The retailer’s approach also follows three key elements: improve through incremental change; transform through innovation; and advocate through stakeholder collaboration.

“We are proud of some of the progress we have made. Tesco has come a long way in the last five years," Bolton said. "We want to be a responsible partner for the seafood sector because it’s a vital part of the support we want to give to our customers to eat healthily and sustainably in the future.”

Bolton told NASF delegates he believes there’s considerable opportunity for the industry within the general health advice to eat one or two 200-gram portions of seafood each week, including one oily fish.

“When I look at the challenge for the world, I can’t look at much of the meat sector – solutions are not going to come from there. I can look at part of the fruit, vegetable, and grains industries, but for protein the opportunity for seafood is enormous, particularly for aquaculture. But it’s not on track," he said. “That’s not to say that there aren’t fantastic efforts going on, but not to the scale needed when you look at how the world is changing. From our point of view, our ability to get sustainable, affordable, healthy proteins to our customers is going to require a significant increase in production. And we don’t think there is anything like the level of innovation and progress needed yet."

"We really want you to get there," Bolton added.

Bolton also said he believes that aquaculture needs to raise its consumer profile if it is to capitalize on this “really, really big opportunity.”

“Customers expect 100 percent sustainability and I think we are vulnerable in this industry.
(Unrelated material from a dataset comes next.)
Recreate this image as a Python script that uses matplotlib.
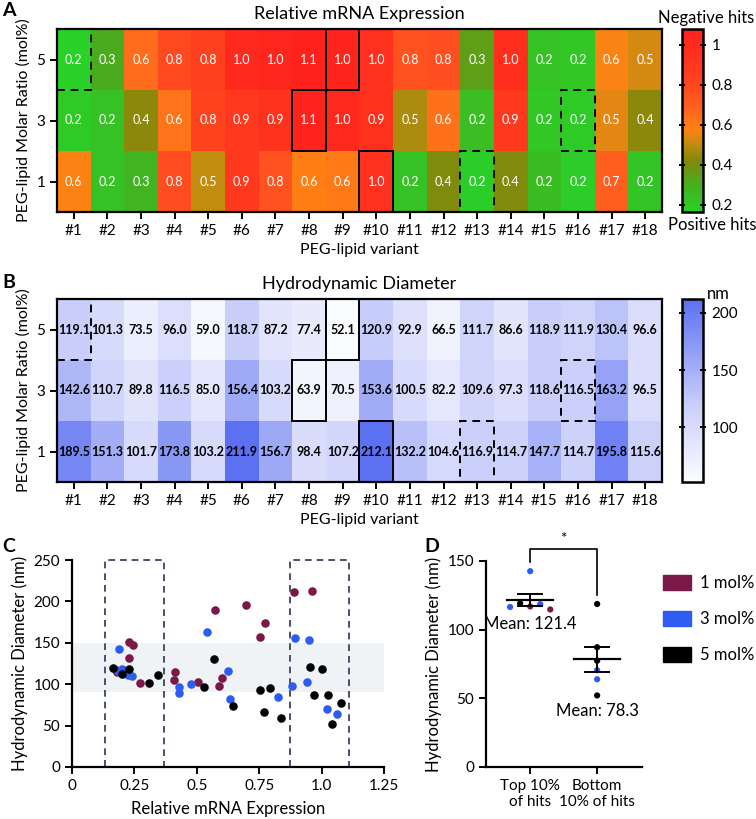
import numpy as np
import matplotlib
matplotlib.use("Agg")
import matplotlib.pyplot as plt
from matplotlib.colors import LinearSegmentedColormap
from matplotlib.patches import Rectangle, Patch

plt.rcParams['font.family'] = ['Lato', 'DejaVu Sans']
plt.rcParams['axes.linewidth'] = 1.6

# Data: 18 PEG-lipid variants x 3 molar ratios
variants = [f"#{i}" for i in range(1, 19)]
ratios = ["1", "3", "5"]

# relative mRNA expression
expr_1 = [0.574, 0.227, 0.273, 0.775, 0.506, 0.891, 0.752, 0.588, 0.600,
          0.960, 0.227, 0.407, 0.175, 0.413, 0.245, 0.180, 0.696, 0.210]
expr_3 = [0.189, 0.224, 0.428, 0.627, 0.824, 0.895, 0.942, 1.060, 1.022,
          0.948, 0.475, 0.634, 0.241, 0.883, 0.199, 0.185, 0.542, 0.428]
expr_5 = [0.163, 0.307, 0.647, 0.792, 0.838, 1.003, 1.027, 1.078, 1.043,
          0.954, 0.752, 0.768, 0.346, 0.968, 0.227, 0.201, 0.570, 0.527]

# hydrodynamic diameter (nm)
diam_1 = [189.5, 151.3, 101.7, 173.8, 103.2, 211.9, 156.7, 98.4, 107.2,
          212.1, 132.2, 104.6, 116.9, 114.7, 147.7, 114.7, 195.8, 115.6]
diam_3 = [142.6, 110.7, 89.8, 116.5, 85.0, 156.4, 103.2, 63.9, 70.5,
          153.6, 100.5, 82.2, 109.6, 97.3, 118.6, 116.5, 163.2, 96.5]
diam_5 = [119.1, 101.3, 73.5, 96.0, 59.0, 118.7, 87.2, 77.4, 52.1,
          120.9, 92.9, 66.5, 111.7, 86.6, 118.9, 111.9, 130.4, 96.6]

# highlighted cells (variant index, row index)
dashed_cells = [(0, 2), (15, 1), (12, 0)]
solid_cells = [(8, 2), (7, 1), (9, 0)]

# panel D groups
top_vals = [116.5, 119.1, 116.9, 118.6, 114.7, 142.6]
top_ratio = [3, 5, 1, 3, 1, 3]
bottom_vals = [118.7, 87.2, 77.4, 70.5, 63.9, 52.1]
bottom_ratio = [5, 5, 5, 3, 3, 5]

colors = {1: '#7a1848', 3: '#2f5cf0', 5: '#000000'}

expr = np.array([expr_1, expr_3, expr_5])
diam = np.array([diam_1, diam_3, diam_5])

cmap_a = LinearSegmentedColormap.from_list('hits', [
    (0.00, (0.16, 0.82, 0.16)),
    (0.15, (0.28, 0.68, 0.12)),
    (0.28, (0.52, 0.53, 0.04)),
    (0.37, (0.75, 0.55, 0.06)),
    (0.45, (1.00, 0.51, 0.08)),
    (0.58, (1.00, 0.37, 0.12)),
    (0.75, (1.00, 0.24, 0.12)),
    (1.00, (1.00, 0.13, 0.11)),
])
cmap_b = LinearSegmentedColormap.from_list('blues', [
    (0.00, (0.985, 0.99, 1.0)),
    (0.42, (0.79, 0.81, 0.98)),
    (1.00, (0.36, 0.44, 0.95)),
])

W, H = 756, 819
fig = plt.figure(figsize=(W / 100, H / 100), dpi=100)


def box(l, t, r, b):
    return [l / W, 1 - b / H, (r - l) / W, (b - t) / H]


def heatmap(rect, crect, data, cmap, txt_color, txt_weight, title, cbar_ticks, cbar_labels):
    ax = fig.add_axes(rect)
    m = ax.pcolormesh(np.arange(19), np.arange(4), data, cmap=cmap,
                      vmin=data.min(), vmax=data.max())
    for j in range(3):
        for i in range(18):
            ax.text(i + 0.5, j + 0.5, f"{data[j, i]:.1f}", ha='center', va='center',
                    fontsize=9, color=txt_color, fontweight=txt_weight)
    for (i, j) in dashed_cells:
        ax.add_patch(Rectangle((i, j), 1, 1, fill=False, ec='black', lw=1.4,
                               ls=(0, (4, 3)), zorder=5))
    for (i, j) in solid_cells:
        ax.add_patch(Rectangle((i, j), 1, 1, fill=False, ec='black', lw=1.4,
                               zorder=5))
    ax.set_xlim(0, 18)
    ax.set_ylim(0, 3)
    ax.set_xticks(np.arange(18) + 0.5)
    ax.set_xticklabels(variants)
    ax.set_yticks(np.arange(3) + 0.5)
    ax.set_yticklabels(ratios)
    ax.tick_params(direction='out', length=5, width=1.4, labelsize=11)
    ax.set_xlabel('PEG-lipid variant', fontsize=11.5, labelpad=4)
    ax.set_ylabel('PEG-lipid Molar Ratio (mol%)', fontsize=11.5, labelpad=4)
    ax.set_title(title, fontsize=13, pad=7)
    cax = fig.add_axes(crect)
    cb = fig.colorbar(m, cax=cax)
    cb.set_ticks(cbar_ticks)
    cb.set_ticklabels(cbar_labels)
    cb.outline.set_linewidth(1.8)
    cax.tick_params(axis='y', direction='inout', length=5, width=1.4, labelsize=11,
                    left=True, right=True)
    return ax, cax


axA, caxA = heatmap(box(57, 29, 662, 212), box(682, 29, 703, 212), expr, cmap_a, 'white',
                    'normal', 'Relative mRNA Expression', [0.2, 0.4, 0.6, 0.8, 1.0],
                    ['0.2', '0.4', '0.6', '0.8', '1'])
fig.text(754 / W, 1 - 18 / H, 'Negative hits', ha='right', va='center', fontsize=12)
fig.text(668 / W, 1 - 225 / H, 'Positive hits', ha='left', va='center', fontsize=12)

axB, caxB = heatmap(box(57, 299, 662, 482), box(682, 299, 703, 482), diam, cmap_b, 'black',
                    'bold', 'Hydrodynamic Diameter', [100, 150, 200], ['100', '150', '200'])
fig.text(707 / W, 1 - 294 / H, 'nm', ha='left', va='center', fontsize=12)

# Panel C
axC = fig.add_axes(box(72, 560, 384, 767))
axC.axhspan(90, 150, color='#f0f3f6', zorder=0, lw=0)
for x0, x1 in [(0.132, 0.367), (0.874, 1.11)]:
    axC.add_patch(Rectangle((x0, 0), x1 - x0, 250, fill=False, ec='#2b3550',
                            lw=1.2, ls=(0, (4, 3)), zorder=1, clip_on=False))
for r, ex, dm in [(1, expr_1, diam_1), (3, expr_3, diam_3), (5, expr_5, diam_5)]:
    axC.scatter(ex, dm, s=38, color=colors[r], zorder=3, lw=0)
axC.set_xlim(0, 1.25)
axC.set_ylim(0, 250)
axC.set_xticks([0, 0.25, 0.5, 0.75, 1.0, 1.25])
axC.set_xticklabels(['0', '0.25', '0.5', '0.75', '1.0', '1.25'])
axC.set_yticks([0, 50, 100, 150, 200, 250])
axC.spines[['top', 'right']].set_visible(False)
axC.tick_params(direction='out', length=5, width=1.4, labelsize=11)
axC.set_xlabel('Relative mRNA Expression', fontsize=12, labelpad=6)
axC.set_ylabel('Hydrodynamic Diameter (nm)', fontsize=12)

# Panel D
axD = fig.add_axes(box(486, 561, 642, 767))
jit = 0.15
top_x = np.array([-2, -1, 0, 1, 2, 0]) * jit
axD.scatter(top_x, top_vals, s=20, color=[colors[r] for r in top_ratio], zorder=3, lw=0)
axD.scatter(np.ones(len(bottom_vals)), bottom_vals, s=20,
            color=[colors[r] for r in bottom_ratio], zorder=3, lw=0)
for xc, vals in [(0, top_vals), (1, bottom_vals)]:
    mean = np.mean(vals)
    sem = np.std(vals, ddof=1) / np.sqrt(len(vals))
    axD.plot([xc - 0.34, xc + 0.34], [mean, mean], color='black', lw=1.6, zorder=4)
    axD.plot([xc, xc], [mean - sem, mean + sem], color='black', lw=1.4, zorder=4)
    axD.plot([xc - 0.18, xc + 0.18], [mean + sem] * 2, color='black', lw=1.4, zorder=4)
    axD.plot([xc - 0.18, xc + 0.18], [mean - sem] * 2, color='black', lw=1.4, zorder=4)
axD.text(0, 104, f"Mean: {np.mean(top_vals):.1f}", ha='center', va='center', fontsize=12)
axD.text(1, 41, f"Mean: {np.mean(bottom_vals):.1f}", ha='center', va='center', fontsize=12)
axD.plot([0, 0, 1, 1], [149, 159, 159, 125.5], color='black', lw=1.2, clip_on=False)
axD.text(0.5, 161, '*', ha='center', va='bottom', fontsize=11)
axD.set_xlim(-0.66, 1.67)
axD.set_ylim(0, 150)
axD.set_yticks([0, 50, 100, 150])
axD.set_xticks([0, 1])
axD.set_xticklabels(['Top 10%\nof hits', 'Bottom\n10% of hits'])
axD.spines[['top', 'right']].set_visible(False)
axD.tick_params(direction='out', length=5, width=1.4, labelsize=11)
axD.set_ylabel('Hydrodynamic Diameter (nm)', fontsize=12)

handles = [Patch(color=colors[r]) for r in (1, 3, 5)]
fig.legend(handles, ['1 mol%', '3 mol%', '5 mol%'], loc='upper left',
           bbox_to_anchor=(648 / W, 1 - 560 / H), frameon=False, fontsize=12,
           handlelength=1.7, handleheight=1.0, labelspacing=1.2, handletextpad=0.5)

# panel letters
for lbl, x, y in [('A', 2, 10), ('B', 2, 283), ('C', 2, 546), ('D', 424, 546)]:
    fig.text(x / W, 1 - y / H, lbl, fontsize=14, fontweight='bold', va='center')

fig.savefig('out.png', dpi=100)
We have a very big public debate about the sustainability of our wild fish species, yet we are also producing lots of farmed fish which doesn’t really operate to the same level of standards," he said. "That could undermine [aquaculture’s] reputation. And while there’s a lot of progress being made to try and address this, I do think there is a problem if we can’t go faster.”
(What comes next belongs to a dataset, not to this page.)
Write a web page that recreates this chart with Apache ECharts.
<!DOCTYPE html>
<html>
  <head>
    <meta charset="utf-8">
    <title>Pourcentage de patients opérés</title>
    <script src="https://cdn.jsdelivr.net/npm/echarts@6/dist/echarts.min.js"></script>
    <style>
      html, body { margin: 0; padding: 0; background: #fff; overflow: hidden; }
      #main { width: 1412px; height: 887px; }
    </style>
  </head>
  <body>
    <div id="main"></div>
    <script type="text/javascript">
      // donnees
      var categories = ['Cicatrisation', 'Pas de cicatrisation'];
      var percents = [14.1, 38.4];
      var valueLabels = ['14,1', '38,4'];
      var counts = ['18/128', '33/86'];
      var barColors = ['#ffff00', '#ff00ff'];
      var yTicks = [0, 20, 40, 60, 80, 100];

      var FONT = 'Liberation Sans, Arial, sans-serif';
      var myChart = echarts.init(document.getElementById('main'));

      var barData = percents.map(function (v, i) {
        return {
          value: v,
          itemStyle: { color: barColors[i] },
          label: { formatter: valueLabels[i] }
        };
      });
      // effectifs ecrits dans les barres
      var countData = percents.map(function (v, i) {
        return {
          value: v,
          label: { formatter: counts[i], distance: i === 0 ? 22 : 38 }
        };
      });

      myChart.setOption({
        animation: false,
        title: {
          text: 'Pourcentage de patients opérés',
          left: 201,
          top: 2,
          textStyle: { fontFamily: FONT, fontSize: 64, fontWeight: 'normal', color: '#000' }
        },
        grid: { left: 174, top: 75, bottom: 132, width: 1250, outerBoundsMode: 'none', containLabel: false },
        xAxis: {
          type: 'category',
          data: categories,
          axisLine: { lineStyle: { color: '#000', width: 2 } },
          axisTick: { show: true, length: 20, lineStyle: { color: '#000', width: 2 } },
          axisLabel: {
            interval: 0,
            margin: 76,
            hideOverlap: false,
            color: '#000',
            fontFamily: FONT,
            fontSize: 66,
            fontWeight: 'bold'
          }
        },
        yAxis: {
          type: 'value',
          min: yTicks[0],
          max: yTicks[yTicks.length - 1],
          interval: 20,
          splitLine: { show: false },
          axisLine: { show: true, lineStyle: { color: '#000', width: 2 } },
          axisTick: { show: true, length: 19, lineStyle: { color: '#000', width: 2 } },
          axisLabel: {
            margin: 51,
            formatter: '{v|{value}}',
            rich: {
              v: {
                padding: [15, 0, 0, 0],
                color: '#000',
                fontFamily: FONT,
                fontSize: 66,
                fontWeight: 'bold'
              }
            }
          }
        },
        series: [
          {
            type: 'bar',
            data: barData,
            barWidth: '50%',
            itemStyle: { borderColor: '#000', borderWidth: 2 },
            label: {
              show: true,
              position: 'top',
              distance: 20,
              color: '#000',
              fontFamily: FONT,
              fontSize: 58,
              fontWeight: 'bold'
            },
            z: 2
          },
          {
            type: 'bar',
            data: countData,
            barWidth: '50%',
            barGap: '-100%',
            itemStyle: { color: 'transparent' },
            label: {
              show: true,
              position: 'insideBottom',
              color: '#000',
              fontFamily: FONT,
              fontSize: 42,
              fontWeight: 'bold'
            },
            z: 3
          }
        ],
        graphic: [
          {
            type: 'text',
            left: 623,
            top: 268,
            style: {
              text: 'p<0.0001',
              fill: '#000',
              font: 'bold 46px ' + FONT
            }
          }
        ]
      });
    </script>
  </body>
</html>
Through its aim to see less pressure put on reduction fisheries to supply traditional marine raw materials like fishmeal and fish oil, the retailer is supportive of alternative feed ingredients like insect meal and algal oil being used in aquaculture. In the second half of 2019, it began revising its farmed salmon standards with targets focused on lowering the amount of wild-caught fish used in feeds. This has led to closer work with farmers and feed developers to support the scale-up of more sustainable ingredients.

“Algal oil is a brilliant example of a step change in innovation. It can really drive business as a genuinely sustainable feed source, and it is fantastic to see a number of our producers start to experiment with it. The question is can we go harder and faster – how do we really scale this up?" Bolton said. "We also see that insect protein as a component of feed actually has much more potential and can grow quicker in aquaculture than in the meat sector, where it’s proving more difficult to make that technology work at the moment."

Seafood, Bolton said, could take inspiration from other areas of food production that find ways to use innovation to make jumps in production. 

“What we see in different areas of food production way outside of seafood is the hardest part to proving an innovation works is to make that jump. It’s a really big challenge and it takes bravery," he said. "But you nearly always find that those businesses who are at the forefront are the strongest in the long-term because of their understanding of the opportunities and the work that’s gone in to figuring out of how to make it work. I don’t see that seafood should be any different."

That need for seafood to make those step changes also means that there is plenty of opportunity, he added. 

“As an industry that’s ready to work together to make change, and to be at the very forefront of things, it’s a very exciting time for seafood – with a massive opportunity," Bolton said.  "We know at Tesco, we have a role in being part of that."